2:6-11 “God also has highly exalted” Jesus “and given him a name” (v.9) shows that Jesus did not exalt Himself - God did it. It follows that He was not in a state of being exalted before God did this to Him, at His resurrection. The whole process of Christ’s humbling and subsequent exaltation by God was to be “to the glory of God the Father” (v.11). God the Father is not, therefore, co-equal with the Son.

The context of this passage must be considered. Phil. 1:27 speaks of the importance of our state of mind. This is developed in the early verses of chapter 2: “Being of one accord, of one mind... in lowliness of mind ... Let this mind be in you, which was also in Christ Jesus...” (Phil. 2:2-5).
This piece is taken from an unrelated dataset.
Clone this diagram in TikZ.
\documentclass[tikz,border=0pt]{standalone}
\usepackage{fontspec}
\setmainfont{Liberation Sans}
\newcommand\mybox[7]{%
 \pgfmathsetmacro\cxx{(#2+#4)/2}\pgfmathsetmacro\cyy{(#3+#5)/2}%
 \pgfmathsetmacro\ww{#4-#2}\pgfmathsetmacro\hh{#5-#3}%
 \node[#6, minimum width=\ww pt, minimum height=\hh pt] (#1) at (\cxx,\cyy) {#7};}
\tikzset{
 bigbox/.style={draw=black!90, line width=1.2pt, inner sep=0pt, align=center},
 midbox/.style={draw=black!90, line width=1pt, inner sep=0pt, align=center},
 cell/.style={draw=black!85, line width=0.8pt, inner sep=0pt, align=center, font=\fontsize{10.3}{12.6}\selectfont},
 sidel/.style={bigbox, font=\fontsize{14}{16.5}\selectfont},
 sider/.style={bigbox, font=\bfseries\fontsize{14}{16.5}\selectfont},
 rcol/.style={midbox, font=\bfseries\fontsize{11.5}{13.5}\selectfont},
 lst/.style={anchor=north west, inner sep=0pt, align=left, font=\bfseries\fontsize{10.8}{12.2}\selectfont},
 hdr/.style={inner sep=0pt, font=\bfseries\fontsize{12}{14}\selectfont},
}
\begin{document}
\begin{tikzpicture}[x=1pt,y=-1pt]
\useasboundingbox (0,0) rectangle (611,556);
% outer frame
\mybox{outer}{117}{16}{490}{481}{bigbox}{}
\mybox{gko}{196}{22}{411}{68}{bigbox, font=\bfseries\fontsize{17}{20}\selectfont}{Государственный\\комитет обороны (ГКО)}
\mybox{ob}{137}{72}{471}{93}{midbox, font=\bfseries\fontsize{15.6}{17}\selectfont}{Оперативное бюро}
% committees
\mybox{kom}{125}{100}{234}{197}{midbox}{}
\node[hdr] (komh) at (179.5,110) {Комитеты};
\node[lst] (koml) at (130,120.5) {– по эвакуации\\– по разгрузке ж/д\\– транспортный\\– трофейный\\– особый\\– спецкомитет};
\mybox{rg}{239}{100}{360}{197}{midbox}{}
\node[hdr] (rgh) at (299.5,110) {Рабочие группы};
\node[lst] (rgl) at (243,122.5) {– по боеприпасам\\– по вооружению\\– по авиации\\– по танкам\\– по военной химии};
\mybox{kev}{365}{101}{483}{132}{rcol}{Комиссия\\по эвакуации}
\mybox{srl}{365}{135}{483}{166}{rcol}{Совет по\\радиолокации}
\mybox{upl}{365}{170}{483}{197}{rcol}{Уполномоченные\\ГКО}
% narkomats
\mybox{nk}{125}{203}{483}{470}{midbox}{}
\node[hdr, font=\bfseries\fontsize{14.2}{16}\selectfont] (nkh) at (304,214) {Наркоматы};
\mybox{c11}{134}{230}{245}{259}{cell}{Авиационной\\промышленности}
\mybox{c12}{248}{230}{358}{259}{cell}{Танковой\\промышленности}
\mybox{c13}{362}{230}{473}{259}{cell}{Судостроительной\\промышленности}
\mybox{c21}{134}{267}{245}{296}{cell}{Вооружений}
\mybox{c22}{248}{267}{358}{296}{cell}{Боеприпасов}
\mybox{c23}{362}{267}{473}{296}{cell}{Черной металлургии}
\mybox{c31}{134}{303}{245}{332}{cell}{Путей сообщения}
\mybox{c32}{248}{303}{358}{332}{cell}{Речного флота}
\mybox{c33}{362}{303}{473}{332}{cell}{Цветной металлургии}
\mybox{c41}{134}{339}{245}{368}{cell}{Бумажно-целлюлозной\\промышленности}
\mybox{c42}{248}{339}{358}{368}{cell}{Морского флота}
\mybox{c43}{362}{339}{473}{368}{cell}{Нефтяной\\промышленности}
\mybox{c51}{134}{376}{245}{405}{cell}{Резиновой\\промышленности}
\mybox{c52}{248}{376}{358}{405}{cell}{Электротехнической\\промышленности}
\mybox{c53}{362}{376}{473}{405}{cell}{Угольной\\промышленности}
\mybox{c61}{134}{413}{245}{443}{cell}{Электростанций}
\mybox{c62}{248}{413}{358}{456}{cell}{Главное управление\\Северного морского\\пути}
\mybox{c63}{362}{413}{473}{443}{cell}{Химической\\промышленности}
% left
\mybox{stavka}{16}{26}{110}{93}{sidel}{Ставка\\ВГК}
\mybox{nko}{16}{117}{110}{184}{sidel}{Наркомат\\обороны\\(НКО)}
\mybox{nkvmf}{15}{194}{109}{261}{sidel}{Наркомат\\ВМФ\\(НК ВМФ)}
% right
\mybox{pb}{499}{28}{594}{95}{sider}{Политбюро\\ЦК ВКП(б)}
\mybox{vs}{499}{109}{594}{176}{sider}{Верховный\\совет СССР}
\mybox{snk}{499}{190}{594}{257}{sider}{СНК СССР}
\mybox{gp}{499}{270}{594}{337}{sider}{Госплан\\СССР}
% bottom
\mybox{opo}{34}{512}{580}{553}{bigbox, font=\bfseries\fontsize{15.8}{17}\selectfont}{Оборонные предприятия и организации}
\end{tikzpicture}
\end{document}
Paul is therefore speaking of the importance of having a mind like that of Jesus, which is devoted to the humble service of others. The verses which follow are therefore commenting upon the humility of mind which Jesus demonstrated, rather than speaking of any change of nature. Just as Jesus was a servant, so earlier Paul had introduced himself with the same word (Phil. 1:1 cp. 2:7).
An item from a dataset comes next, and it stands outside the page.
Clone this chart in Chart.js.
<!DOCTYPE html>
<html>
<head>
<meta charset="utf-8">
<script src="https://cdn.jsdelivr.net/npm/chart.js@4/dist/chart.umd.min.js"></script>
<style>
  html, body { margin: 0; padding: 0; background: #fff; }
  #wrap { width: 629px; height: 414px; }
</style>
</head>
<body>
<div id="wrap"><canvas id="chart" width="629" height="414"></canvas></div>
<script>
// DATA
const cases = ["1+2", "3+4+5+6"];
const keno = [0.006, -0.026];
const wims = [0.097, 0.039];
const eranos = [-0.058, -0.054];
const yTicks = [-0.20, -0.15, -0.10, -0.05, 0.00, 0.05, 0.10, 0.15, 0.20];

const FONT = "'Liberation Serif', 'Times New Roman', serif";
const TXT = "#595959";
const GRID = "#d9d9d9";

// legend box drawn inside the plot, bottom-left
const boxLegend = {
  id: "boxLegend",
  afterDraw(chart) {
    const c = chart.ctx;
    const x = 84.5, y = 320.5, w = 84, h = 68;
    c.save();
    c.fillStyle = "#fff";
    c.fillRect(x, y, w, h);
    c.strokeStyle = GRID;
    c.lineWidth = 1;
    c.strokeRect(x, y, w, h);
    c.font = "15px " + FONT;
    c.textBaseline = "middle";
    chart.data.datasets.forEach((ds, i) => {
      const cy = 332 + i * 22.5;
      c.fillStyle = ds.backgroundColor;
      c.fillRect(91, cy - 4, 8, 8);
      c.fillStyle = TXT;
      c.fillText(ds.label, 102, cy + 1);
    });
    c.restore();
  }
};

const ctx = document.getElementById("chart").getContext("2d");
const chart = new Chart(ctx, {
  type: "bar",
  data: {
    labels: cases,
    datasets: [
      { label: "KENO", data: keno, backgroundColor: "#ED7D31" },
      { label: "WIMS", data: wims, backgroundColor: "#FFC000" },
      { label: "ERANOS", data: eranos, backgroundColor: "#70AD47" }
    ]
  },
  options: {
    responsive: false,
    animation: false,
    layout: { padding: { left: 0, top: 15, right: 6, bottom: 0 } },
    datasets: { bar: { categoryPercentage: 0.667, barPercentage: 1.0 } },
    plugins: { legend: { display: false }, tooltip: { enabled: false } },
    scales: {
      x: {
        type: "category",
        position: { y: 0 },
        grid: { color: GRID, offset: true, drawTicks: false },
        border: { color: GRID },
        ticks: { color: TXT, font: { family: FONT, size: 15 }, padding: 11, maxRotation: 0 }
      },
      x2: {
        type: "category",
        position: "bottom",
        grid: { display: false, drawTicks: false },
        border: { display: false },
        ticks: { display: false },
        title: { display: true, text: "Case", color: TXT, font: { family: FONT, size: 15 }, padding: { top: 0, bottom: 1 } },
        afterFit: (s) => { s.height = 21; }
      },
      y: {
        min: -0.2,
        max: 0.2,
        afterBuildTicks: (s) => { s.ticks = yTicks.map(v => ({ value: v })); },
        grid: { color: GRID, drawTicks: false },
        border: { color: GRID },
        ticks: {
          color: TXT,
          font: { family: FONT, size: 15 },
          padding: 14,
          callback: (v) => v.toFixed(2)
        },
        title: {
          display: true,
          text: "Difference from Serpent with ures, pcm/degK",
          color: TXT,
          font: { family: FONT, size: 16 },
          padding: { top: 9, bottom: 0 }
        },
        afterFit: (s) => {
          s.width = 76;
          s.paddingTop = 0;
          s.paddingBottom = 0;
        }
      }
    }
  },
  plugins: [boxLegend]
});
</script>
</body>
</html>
The attitude of Jesus is set up as our example, and we are urged to join Paul in sharing it. We're not asked to change natures; we're asked to have the mind of Jesus- so that we may know the "fellowship of sharing in His [Christ's] sufferings, becoming like Him in His death and so to attain to the resurrection from the dead" (Phil. 3:10,11). Jesus was “in the form [Greek morphe] of God”. Although Jesus was perfect, He had a totally God-like mind, yet He was willing to take on the demeanour of a servant. Later Paul encourages us to become “conformable unto (Christ’s) death” (Phil. 3:10). We are to share the morphe, the form of Christ which He showed in His death. Christ “made himself of no reputation”, or “emptied himself” (R.V.), alluding to the prophecy of His crucifixion in Is. 53:12: “He poured out His soul unto death”.
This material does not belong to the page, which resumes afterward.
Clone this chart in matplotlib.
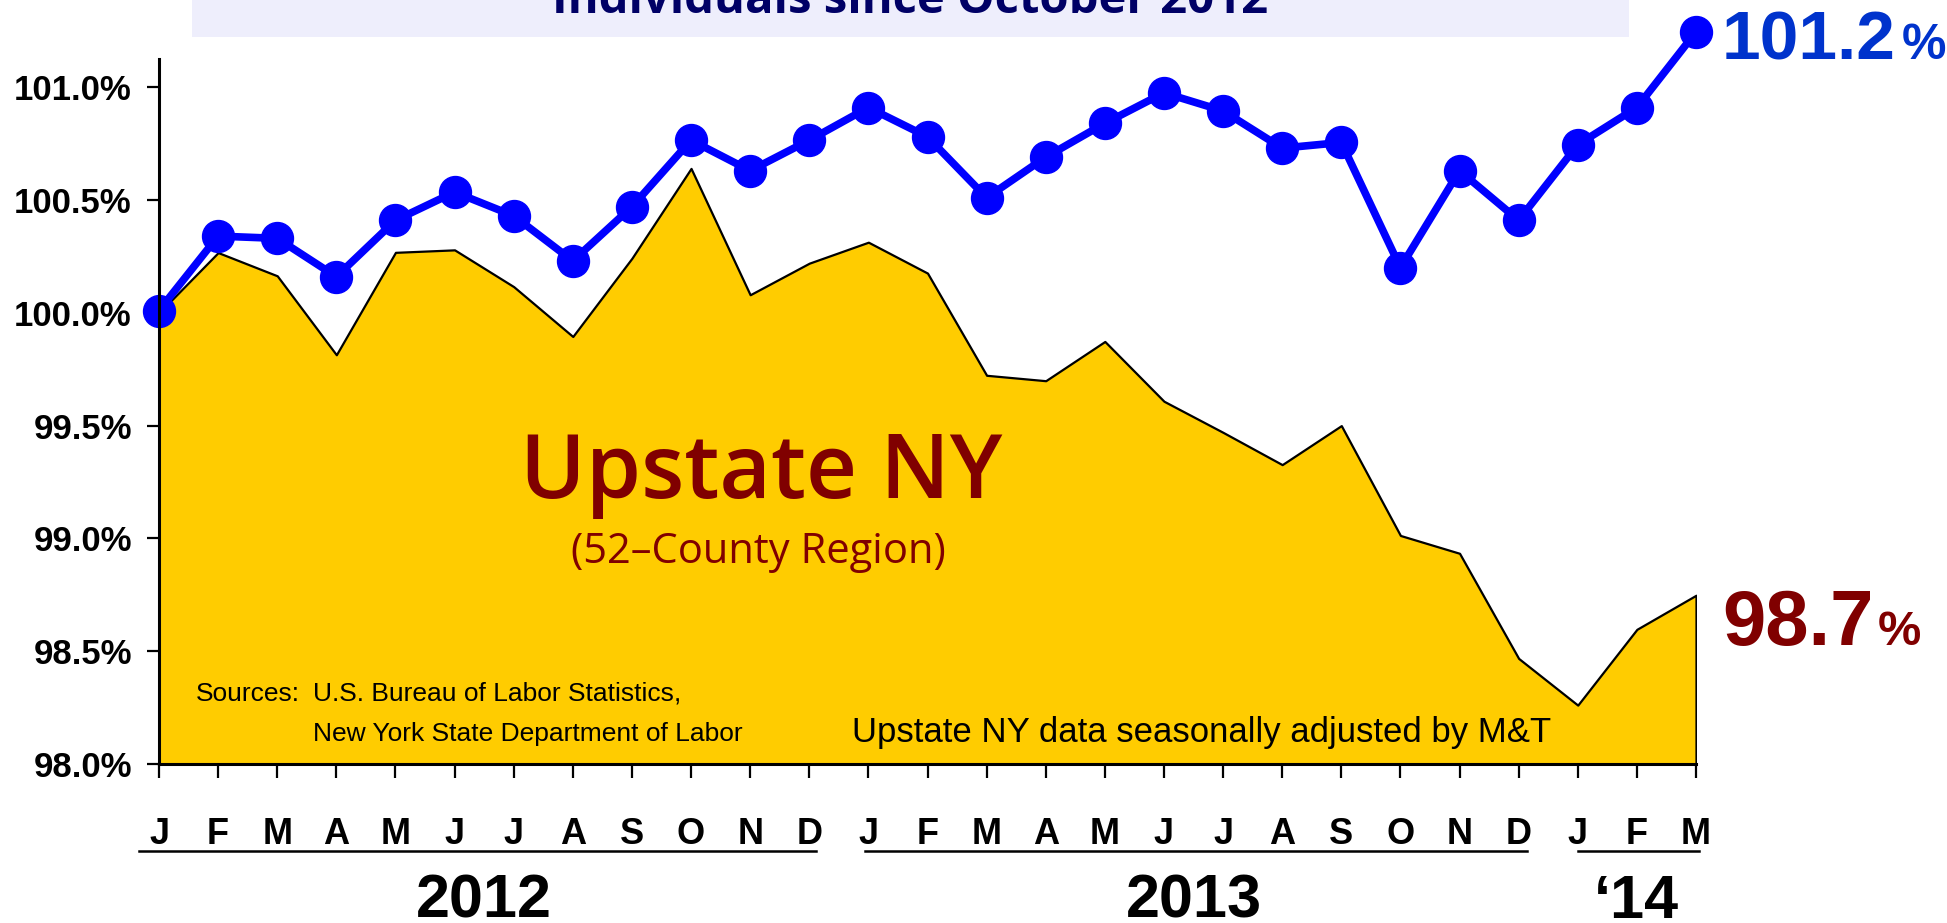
import matplotlib
matplotlib.use('Agg')
import matplotlib.pyplot as plt
from matplotlib import font_manager
from matplotlib.transforms import blended_transform_factory
from matplotlib.patches import Rectangle
from matplotlib.lines import Line2D

# ---------------- data ----------------
months = ['J', 'F', 'M', 'A', 'M', 'J', 'J', 'A', 'S', 'O', 'N', 'D',
          'J', 'F', 'M', 'A', 'M', 'J', 'J', 'A', 'S', 'O', 'N', 'D',
          'J', 'F', 'M']
years = ['2012', '2013', '\u201814']
year_month_spans = [(0, 11), (12, 23), (24, 26)]

us_index = [100.01, 100.34, 100.33, 100.16, 100.41, 100.535, 100.43, 100.23,
            100.47, 100.765, 100.63, 100.765, 100.91, 100.78, 100.51, 100.69,
            100.84, 100.975, 100.895, 100.73, 100.755, 100.20, 100.63, 100.41,
            100.745, 100.91, 101.245]
upstate_index = [100.0, 100.267, 100.164, 99.814, 100.268, 100.279, 100.116,
                 99.895, 100.242, 100.64, 100.08, 100.22, 100.313, 100.176,
                 99.723, 99.699, 99.873, 99.608, 99.47, 99.327, 99.50, 99.013,
                 98.934, 98.468, 98.261, 98.597, 98.748]
yticks = [98.0, 98.5, 99.0, 99.5, 100.0, 100.5, 101.0]
us_end_label = '101.2'
upstate_end_label = '98.7'
title_text = 'Individuals since October 2012'
region_title = 'Upstate NY'
region_sub = '(52\u2013County Region)'
sources_head = 'Sources:'
sources_lines = ['U.S. Bureau of Labor Statistics,', 'New York State Department of Labor']
note_text = 'Upstate NY data seasonally adjusted by M&T'

# ---------------- layout ----------------
W, H = 1947, 923
fig = plt.figure(figsize=(W / 100, H / 100), dpi=100)


def fx(px):
    return px / W


def fy(py):
    return 1 - py / H


names = {f.name for f in font_manager.fontManager.ttflist}
sans = 'Liberation Sans'
narrow = 'Liberation Sans Narrow' if 'Liberation Sans Narrow' in names else sans
month_size = 27 if narrow != sans else 26
humanist = 'Open Sans'

# title box
fig.patches.append(Rectangle((fx(192), fy(37)), fx(1629) - fx(192), 37 / H,
                             transform=fig.transFigure, facecolor='#EEEEFC',
                             edgecolor='none', zorder=0))
fig.text(fx(910), fy(13), title_text, ha='center', va='baseline', fontsize=34,
         fontweight='bold', color='#000066', family=humanist)

ax = fig.add_axes([fx(159), fy(764), fx(1696) - fx(159), fy(59) - fy(764)])
ax.patch.set_alpha(0)
x = list(range(len(months)))

ax.fill_between(x, 98.0, upstate_index, facecolor='#FFCC00', edgecolor='black',
                linewidth=1.6, zorder=2)
ax.plot(x, us_index, color='#0000FF', lw=5.5, marker='o', ms=23, clip_on=False,
        zorder=5)

ax.set_xlim(0, len(months) - 1)
ax.set_ylim(98.0, 98.0 + (764 - 59) / 225.6)

for s in ['top', 'right']:
    ax.spines[s].set_visible(False)
for s in ['left', 'bottom']:
    ax.spines[s].set_linewidth(2.2)
    ax.spines[s].set_color('black')
    ax.spines[s].set_zorder(6)

ax.set_yticks(yticks, labels=[f'{v:.1f}%' for v in yticks])
ax.tick_params(axis='y', length=8.6, width=1.6, pad=11, labelsize=25)
for lab in ax.get_yticklabels():
    lab.set_fontweight('bold')
    lab.set_family(sans)
ax.set_xticks(x)
ax.set_xticklabels([])
ax.tick_params(axis='x', length=10, width=1.6)

tr = blended_transform_factory(ax.transData, fig.transFigure)
for i, m in enumerate(months):
    fig.text(i, fy(844), m, transform=tr, ha='center', va='baseline',
             fontsize=month_size, fontweight='bold', family=narrow)

underline_px = [(139, 816), (865, 1527), (1578, 1699)]
for (a, b) in underline_px:
    fig.add_artist(Line2D([fx(a), fx(b)], [fy(851), fy(851)],
                          transform=fig.transFigure, color='black', lw=1.8))
for yr, (s0, s1) in zip(years, year_month_spans):
    fig.text((s0 + s1) / 2, fy(918), yr, transform=tr, ha='center',
             va='baseline', fontsize=44, fontweight='bold', family=sans)

# annotations inside chart
fig.text(fx(761), fy(498), region_title, ha='center', va='baseline',
         fontsize=64, color='#800000', family=humanist, fontweight='semibold',
         zorder=10)
fig.text(fx(758), fy(563), region_sub, ha='center', va='baseline',
         fontsize=30, color='#800000', family=humanist, zorder=10)
fig.text(fx(196), fy(701), sources_head, ha='left', va='baseline',
         fontsize=19, family=sans, zorder=10)
fig.text(fx(313), fy(701), sources_lines[0], ha='left', va='baseline',
         fontsize=19, family=sans, zorder=10)
fig.text(fx(313), fy(741), sources_lines[1], ha='left', va='baseline',
         fontsize=19, family=sans, zorder=10)
fig.text(fx(852), fy(742), note_text, ha='left', va='baseline',
         fontsize=25, family=sans, zorder=10)

# end labels
renderer = fig.canvas.get_renderer()
t1 = fig.text(fx(1722), fy(59), us_end_label, ha='left', va='baseline',
              fontsize=50, fontweight='bold', color='#0033CC', family=sans)
e1 = t1.get_window_extent(renderer)
fig.text(fx(e1.x1 + 6), fy(59), '%', ha='left', va='baseline', fontsize=36,
         fontweight='bold', color='#0033CC', family=sans)
t2 = fig.text(fx(1722), fy(645), upstate_end_label, ha='left', va='baseline',
              fontsize=56, fontweight='bold', color='#800000', family=sans)
e2 = t2.get_window_extent(renderer)
fig.text(fx(e2.x1 + 4), fy(645), '%', ha='left', va='baseline', fontsize=35,
         fontweight='bold', color='#800000', family=sans)

fig.savefig('out.png', dpi=100)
He “took upon Himself the form (demeanour) of a servant” by His servant-like attitude to His followers (Jn. 13:14), demonstrated supremely by His death on the cross (Mt. 20:28). Is. 52:14 prophesied concerning Christ’s sufferings that on the cross: “His visage was so marred more than any man, and His form more than the sons of men”. This progressive humbling of Himself “unto death, even the death of the cross” was something which occurred during His life and death, not at His birth.